Lee Sipe adds something from her Asian heritage to each basket and pot she creates. Her designs are delicate and precise, combining beauty with function.
She collects pine needles from her yard in South Carolina and selects and cleans each piece of straw, paying particular attention to the scent and texture. Preferring natural products, she uses traditional dyes found in nature to add color to the pine needles and raffia used in her work. On her baskets that combine pottery and needles, she uses the slab technique, altering by hand the shape of the clay. She changes the mixture of glazes and oxides in her finishes and occasionally adds agate and burl wood accents. Sipe’s wire baskets are made by twining copper wire between copper spokes or by random weaving. Melting a bead on the copper wire and then hammering it flat create the metal accents.
“My heritage helps me to appreciate the unusual beauty in the common, the simple and the ordinary as well as the beauty of form and detail. I use weaving, twining, hand building and coiling to transform pine needles, clay, reeds, copper wire and other materials into forms that capture my experiences. I value order, hard work, detail, the beauty and tranquility of nature, tradition, family and sharing with friends. I also place great value on innovation.
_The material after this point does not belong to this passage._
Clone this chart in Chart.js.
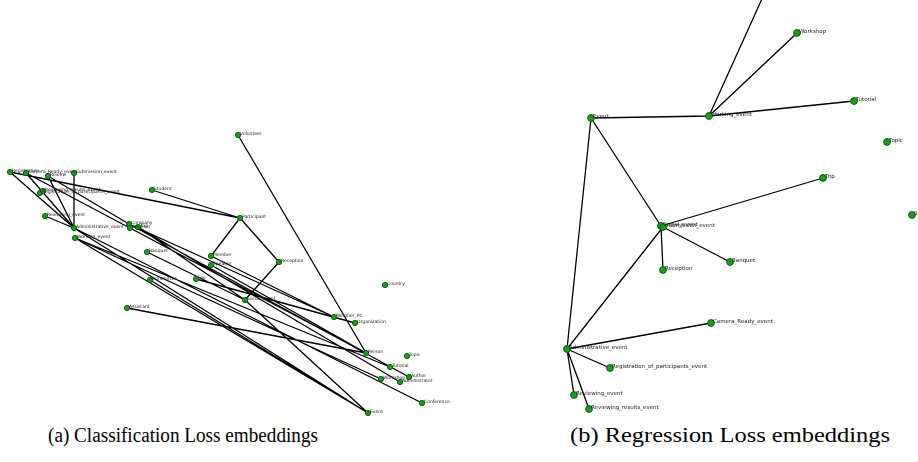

I consistently strive to create works that incorporate these values and are totally new, fresh and unique.” — Lee Sipe
Sipe’s work is in numerous collections including the South Carolina State Museum and Huntsville Museum of Art (AL). She has exhibited extensively throughout the Eastern United States in venues such as the Franklin G. Burroughs-Simeon B. Chapin Art Museum (SC) and Florence Museum (SC). Lee currently works from her studio in South Carolina.